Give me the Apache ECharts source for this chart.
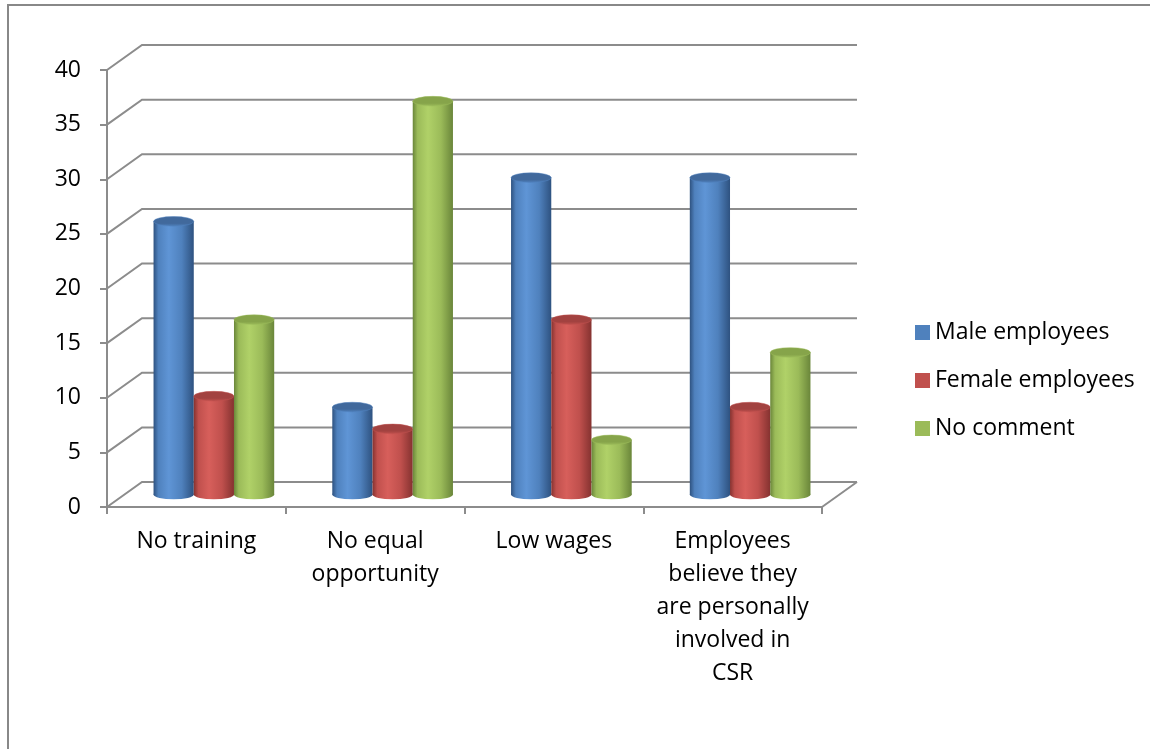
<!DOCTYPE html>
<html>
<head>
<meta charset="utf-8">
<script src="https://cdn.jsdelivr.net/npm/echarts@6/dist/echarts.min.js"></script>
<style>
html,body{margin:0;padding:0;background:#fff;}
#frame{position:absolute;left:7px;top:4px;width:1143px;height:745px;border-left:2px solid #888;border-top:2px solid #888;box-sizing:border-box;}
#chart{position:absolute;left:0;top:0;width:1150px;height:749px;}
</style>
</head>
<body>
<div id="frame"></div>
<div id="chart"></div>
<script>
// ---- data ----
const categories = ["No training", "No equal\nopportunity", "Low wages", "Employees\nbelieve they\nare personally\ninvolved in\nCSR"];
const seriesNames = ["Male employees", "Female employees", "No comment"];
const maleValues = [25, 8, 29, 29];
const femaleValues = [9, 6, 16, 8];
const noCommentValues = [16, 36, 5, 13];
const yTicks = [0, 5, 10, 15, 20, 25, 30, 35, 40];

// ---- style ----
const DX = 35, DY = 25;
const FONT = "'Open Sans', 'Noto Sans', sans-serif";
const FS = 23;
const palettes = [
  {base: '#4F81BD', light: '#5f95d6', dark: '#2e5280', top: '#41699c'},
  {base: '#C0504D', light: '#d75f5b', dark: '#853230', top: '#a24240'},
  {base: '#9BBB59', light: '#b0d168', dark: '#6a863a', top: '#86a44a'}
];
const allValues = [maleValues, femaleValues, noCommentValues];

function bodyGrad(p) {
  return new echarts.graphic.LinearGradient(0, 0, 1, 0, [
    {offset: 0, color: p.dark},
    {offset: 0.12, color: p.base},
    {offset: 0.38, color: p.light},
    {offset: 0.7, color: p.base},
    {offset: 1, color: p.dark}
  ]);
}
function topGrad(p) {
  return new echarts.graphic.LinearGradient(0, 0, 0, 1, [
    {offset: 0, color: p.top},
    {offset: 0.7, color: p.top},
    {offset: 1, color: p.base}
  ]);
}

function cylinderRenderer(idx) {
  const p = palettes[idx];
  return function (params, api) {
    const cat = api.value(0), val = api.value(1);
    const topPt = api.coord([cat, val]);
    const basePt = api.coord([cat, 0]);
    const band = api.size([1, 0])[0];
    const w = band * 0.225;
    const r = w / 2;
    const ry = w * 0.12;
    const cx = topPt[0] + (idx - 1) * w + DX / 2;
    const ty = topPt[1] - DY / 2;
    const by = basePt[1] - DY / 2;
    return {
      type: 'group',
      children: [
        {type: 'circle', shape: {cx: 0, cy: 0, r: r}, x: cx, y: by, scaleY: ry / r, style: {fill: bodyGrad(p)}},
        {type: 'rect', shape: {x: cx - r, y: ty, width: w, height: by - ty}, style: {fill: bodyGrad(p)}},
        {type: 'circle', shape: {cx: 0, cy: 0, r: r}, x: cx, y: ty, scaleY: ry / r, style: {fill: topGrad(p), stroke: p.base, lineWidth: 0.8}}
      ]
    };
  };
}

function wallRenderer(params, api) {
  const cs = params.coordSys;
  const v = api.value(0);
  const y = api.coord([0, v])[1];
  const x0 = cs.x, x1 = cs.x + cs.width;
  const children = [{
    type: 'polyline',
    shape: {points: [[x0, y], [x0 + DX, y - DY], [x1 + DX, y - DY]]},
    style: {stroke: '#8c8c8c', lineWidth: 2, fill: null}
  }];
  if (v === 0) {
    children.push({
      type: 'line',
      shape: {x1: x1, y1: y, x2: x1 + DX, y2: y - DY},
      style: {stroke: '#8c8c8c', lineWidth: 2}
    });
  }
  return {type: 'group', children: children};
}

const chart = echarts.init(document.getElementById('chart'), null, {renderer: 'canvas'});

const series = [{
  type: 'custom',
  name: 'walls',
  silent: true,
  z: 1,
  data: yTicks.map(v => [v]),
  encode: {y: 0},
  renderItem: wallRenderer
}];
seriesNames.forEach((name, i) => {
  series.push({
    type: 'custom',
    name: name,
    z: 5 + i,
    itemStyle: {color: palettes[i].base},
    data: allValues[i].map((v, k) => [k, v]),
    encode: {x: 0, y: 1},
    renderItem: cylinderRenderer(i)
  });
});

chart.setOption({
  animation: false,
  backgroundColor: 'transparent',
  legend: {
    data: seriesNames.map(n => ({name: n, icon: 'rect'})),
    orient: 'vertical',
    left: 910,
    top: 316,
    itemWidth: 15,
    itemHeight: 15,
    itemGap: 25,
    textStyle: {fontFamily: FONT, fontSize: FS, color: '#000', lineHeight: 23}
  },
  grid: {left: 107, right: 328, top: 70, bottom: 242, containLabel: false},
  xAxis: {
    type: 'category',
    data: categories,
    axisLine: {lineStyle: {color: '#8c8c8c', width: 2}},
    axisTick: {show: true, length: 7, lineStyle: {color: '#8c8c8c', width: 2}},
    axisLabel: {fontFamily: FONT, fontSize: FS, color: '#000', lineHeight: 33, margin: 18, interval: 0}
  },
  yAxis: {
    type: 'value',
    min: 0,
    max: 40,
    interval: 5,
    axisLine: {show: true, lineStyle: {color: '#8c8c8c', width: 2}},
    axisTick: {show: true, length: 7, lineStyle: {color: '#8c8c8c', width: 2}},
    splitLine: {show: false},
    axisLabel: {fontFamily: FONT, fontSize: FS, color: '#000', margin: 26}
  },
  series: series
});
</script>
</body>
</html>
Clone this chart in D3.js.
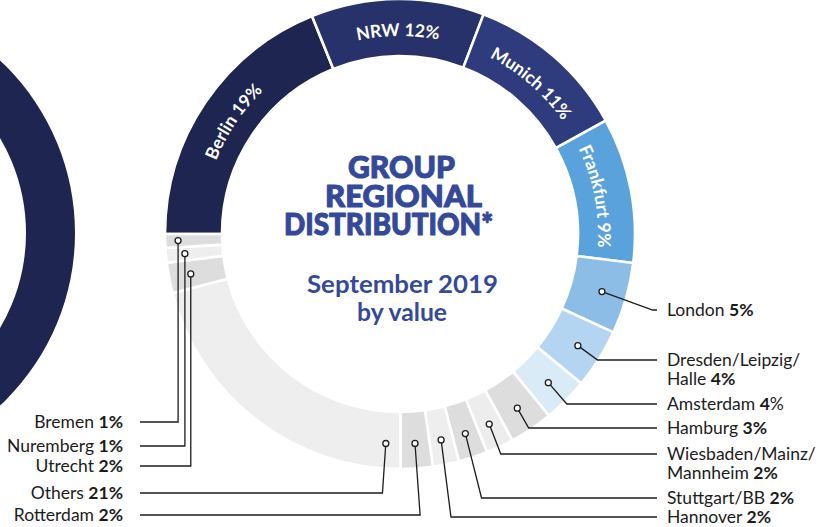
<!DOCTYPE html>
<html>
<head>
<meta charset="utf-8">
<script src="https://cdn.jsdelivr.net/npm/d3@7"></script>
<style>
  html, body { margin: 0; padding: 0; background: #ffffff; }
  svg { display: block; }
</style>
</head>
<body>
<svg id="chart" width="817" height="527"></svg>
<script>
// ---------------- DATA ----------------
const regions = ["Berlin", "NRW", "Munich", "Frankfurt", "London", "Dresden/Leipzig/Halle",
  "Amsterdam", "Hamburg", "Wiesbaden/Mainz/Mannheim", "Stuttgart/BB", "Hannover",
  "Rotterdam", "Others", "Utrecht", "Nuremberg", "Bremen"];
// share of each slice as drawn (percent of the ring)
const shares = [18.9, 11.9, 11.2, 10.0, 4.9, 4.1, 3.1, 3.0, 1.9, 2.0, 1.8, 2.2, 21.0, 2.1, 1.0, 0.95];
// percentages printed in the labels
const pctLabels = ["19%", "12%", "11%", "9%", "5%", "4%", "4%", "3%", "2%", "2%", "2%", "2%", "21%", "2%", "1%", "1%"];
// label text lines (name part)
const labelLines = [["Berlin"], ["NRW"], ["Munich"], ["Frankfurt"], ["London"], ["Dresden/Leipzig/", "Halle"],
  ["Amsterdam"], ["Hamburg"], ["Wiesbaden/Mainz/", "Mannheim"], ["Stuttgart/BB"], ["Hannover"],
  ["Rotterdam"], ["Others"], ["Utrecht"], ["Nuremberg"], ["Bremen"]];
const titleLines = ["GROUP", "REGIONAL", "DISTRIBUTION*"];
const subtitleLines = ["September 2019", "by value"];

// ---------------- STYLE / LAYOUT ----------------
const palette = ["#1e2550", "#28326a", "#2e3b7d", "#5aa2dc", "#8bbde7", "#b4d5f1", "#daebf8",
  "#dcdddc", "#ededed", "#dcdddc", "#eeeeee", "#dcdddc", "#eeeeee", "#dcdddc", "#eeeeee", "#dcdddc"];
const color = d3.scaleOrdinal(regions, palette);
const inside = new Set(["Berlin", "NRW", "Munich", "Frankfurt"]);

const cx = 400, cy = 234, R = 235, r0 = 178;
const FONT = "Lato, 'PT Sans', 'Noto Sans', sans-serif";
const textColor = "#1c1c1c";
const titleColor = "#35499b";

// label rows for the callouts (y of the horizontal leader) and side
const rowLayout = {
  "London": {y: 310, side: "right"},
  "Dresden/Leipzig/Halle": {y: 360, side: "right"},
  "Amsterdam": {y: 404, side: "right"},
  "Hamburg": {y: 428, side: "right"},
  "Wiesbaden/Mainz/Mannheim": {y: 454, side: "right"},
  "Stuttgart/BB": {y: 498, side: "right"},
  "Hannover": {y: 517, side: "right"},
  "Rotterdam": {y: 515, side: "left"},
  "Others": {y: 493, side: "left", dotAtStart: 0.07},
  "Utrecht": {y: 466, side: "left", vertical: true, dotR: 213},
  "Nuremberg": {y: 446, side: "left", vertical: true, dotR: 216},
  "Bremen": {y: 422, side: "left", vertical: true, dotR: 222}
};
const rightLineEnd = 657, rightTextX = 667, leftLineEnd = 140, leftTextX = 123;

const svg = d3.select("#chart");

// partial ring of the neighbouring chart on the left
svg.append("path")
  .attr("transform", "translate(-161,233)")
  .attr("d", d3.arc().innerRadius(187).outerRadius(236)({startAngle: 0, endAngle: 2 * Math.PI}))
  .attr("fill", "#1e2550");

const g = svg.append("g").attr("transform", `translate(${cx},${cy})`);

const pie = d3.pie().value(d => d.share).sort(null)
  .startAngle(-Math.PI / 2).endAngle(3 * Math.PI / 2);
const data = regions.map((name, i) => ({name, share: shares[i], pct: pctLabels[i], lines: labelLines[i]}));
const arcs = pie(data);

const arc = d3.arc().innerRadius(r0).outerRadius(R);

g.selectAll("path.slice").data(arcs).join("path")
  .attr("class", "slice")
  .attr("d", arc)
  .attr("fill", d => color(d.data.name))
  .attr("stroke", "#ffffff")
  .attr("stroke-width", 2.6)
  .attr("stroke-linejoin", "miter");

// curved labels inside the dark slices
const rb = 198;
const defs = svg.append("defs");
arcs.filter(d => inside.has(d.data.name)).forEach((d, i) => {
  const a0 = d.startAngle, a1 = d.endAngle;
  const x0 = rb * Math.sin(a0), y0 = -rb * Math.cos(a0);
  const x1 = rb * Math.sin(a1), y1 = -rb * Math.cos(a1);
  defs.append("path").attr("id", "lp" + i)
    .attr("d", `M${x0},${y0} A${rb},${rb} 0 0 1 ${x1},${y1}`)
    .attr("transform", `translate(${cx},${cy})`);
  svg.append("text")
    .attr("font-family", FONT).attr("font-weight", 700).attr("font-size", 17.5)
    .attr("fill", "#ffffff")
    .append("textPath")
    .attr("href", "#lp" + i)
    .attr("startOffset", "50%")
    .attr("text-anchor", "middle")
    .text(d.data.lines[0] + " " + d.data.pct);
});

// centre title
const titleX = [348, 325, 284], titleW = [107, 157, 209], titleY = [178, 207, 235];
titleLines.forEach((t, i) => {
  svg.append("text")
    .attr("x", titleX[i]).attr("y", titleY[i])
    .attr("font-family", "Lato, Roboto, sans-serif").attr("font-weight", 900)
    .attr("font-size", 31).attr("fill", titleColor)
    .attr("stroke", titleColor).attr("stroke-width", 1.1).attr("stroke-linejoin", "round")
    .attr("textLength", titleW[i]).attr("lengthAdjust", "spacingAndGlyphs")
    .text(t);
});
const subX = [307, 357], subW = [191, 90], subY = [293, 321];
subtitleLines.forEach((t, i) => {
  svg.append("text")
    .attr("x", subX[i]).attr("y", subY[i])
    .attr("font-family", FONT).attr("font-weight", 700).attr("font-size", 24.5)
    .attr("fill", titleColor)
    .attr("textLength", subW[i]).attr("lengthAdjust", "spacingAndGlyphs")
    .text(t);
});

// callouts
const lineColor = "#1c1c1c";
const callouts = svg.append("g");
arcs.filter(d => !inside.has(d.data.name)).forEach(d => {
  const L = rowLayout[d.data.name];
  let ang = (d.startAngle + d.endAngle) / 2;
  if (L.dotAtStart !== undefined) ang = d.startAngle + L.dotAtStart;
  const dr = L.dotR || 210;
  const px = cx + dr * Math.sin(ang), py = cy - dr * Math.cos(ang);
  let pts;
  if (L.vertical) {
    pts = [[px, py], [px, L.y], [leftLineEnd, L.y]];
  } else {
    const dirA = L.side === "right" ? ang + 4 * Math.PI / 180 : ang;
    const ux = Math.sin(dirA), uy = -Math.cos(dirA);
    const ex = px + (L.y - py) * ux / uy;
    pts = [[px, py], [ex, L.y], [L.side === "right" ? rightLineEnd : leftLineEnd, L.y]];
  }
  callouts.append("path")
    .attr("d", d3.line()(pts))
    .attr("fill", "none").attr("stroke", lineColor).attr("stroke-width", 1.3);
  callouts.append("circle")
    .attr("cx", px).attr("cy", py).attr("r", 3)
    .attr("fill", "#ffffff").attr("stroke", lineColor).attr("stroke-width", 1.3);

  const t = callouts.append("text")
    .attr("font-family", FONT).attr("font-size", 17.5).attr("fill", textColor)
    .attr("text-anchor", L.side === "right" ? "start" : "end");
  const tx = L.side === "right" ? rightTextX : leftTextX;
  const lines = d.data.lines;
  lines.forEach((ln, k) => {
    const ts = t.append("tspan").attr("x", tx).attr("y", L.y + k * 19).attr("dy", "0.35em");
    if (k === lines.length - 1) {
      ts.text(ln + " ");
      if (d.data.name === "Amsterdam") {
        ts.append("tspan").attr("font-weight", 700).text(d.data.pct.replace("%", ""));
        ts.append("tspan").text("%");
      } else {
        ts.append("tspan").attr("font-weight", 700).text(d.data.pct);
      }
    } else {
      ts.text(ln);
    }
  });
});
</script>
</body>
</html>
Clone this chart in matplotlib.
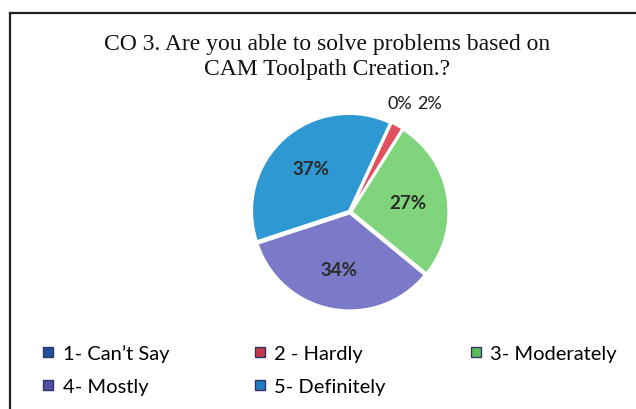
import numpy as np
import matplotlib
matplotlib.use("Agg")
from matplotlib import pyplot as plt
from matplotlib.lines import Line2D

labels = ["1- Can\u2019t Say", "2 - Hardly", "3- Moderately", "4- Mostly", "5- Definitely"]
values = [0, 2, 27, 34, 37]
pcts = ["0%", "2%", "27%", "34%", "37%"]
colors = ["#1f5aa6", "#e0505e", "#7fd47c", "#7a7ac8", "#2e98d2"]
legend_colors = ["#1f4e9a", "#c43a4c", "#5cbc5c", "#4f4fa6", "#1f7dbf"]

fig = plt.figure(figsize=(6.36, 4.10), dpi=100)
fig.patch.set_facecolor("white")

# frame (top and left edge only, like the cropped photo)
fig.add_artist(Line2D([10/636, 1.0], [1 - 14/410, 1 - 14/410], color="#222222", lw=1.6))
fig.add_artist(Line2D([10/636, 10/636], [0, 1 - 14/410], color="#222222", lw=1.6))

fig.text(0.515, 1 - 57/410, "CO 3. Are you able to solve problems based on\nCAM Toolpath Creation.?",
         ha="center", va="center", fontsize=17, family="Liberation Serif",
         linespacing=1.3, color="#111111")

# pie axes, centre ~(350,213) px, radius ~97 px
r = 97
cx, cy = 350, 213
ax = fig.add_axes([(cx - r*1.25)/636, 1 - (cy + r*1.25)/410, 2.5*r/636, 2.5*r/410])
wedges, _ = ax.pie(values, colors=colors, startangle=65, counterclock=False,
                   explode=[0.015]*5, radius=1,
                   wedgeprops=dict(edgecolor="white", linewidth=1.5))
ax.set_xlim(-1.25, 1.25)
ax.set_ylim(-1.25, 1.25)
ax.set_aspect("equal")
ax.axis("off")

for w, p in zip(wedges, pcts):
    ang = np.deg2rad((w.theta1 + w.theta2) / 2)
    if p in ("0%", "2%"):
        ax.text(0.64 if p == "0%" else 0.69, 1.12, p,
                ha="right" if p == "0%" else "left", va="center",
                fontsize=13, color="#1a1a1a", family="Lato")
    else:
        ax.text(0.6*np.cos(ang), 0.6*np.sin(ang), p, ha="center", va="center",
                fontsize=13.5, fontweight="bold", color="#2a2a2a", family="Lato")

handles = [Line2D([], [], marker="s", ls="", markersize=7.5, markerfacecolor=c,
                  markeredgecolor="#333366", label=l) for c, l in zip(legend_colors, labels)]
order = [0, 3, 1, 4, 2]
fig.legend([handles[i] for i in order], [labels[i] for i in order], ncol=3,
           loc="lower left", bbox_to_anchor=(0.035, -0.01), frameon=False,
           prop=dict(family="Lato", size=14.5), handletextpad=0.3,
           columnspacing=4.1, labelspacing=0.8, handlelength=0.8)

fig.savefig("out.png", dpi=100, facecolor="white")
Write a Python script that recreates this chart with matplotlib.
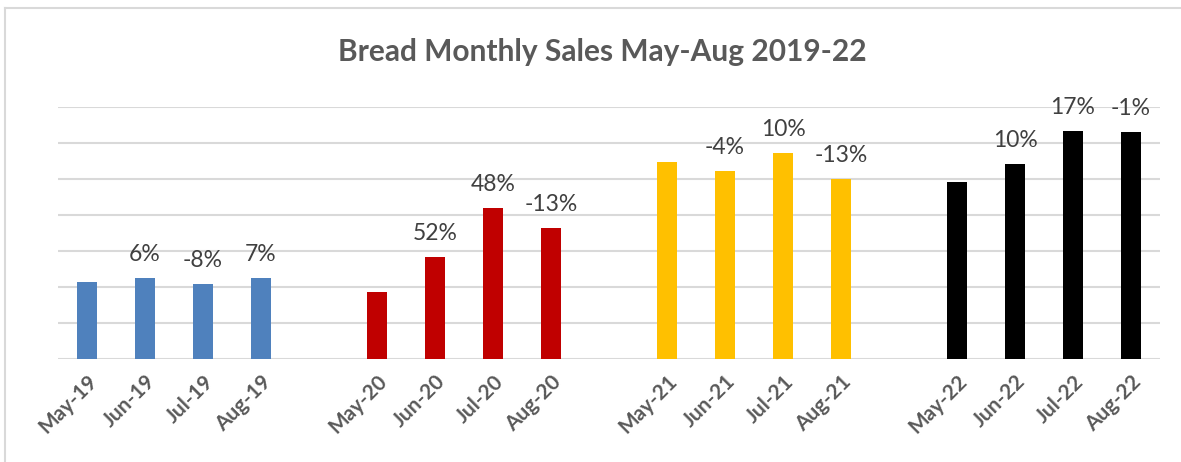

= = = = = = =

● What to produce
Can you give again only the lines between the one containing "Clone this chart in matplotlib." and the one containing "fig.add_artist(Line2D([10/636, 10/636], [0, 1", counting both, exactly as they appear and without any pictures?

● Reply
Clone this chart in matplotlib.
import numpy as np
import matplotlib
matplotlib.use("Agg")
from matplotlib import pyplot as plt
from matplotlib.lines import Line2D

labels = ["1- Can\u2019t Say", "2 - Hardly", "3- Moderately", "4- Mostly", "5- Definitely"]
values = [0, 2, 27, 34, 37]
pcts = ["0%", "2%", "27%", "34%", "37%"]
colors = ["#1f5aa6", "#e0505e", "#7fd47c", "#7a7ac8", "#2e98d2"]
legend_colors = ["#1f4e9a", "#c43a4c", "#5cbc5c", "#4f4fa6", "#1f7dbf"]

fig = plt.figure(figsize=(6.36, 4.10), dpi=100)
fig.patch.set_facecolor("white")

# frame (top and left edge only, like the cropped photo)
fig.add_artist(Line2D([10/636, 1.0], [1 - 14/410, 1 - 14/410], color="#222222", lw=1.6))
fig.add_artist(Line2D([10/636, 10/636], [0, 1 - 14/410], color="#222222", lw=1.6))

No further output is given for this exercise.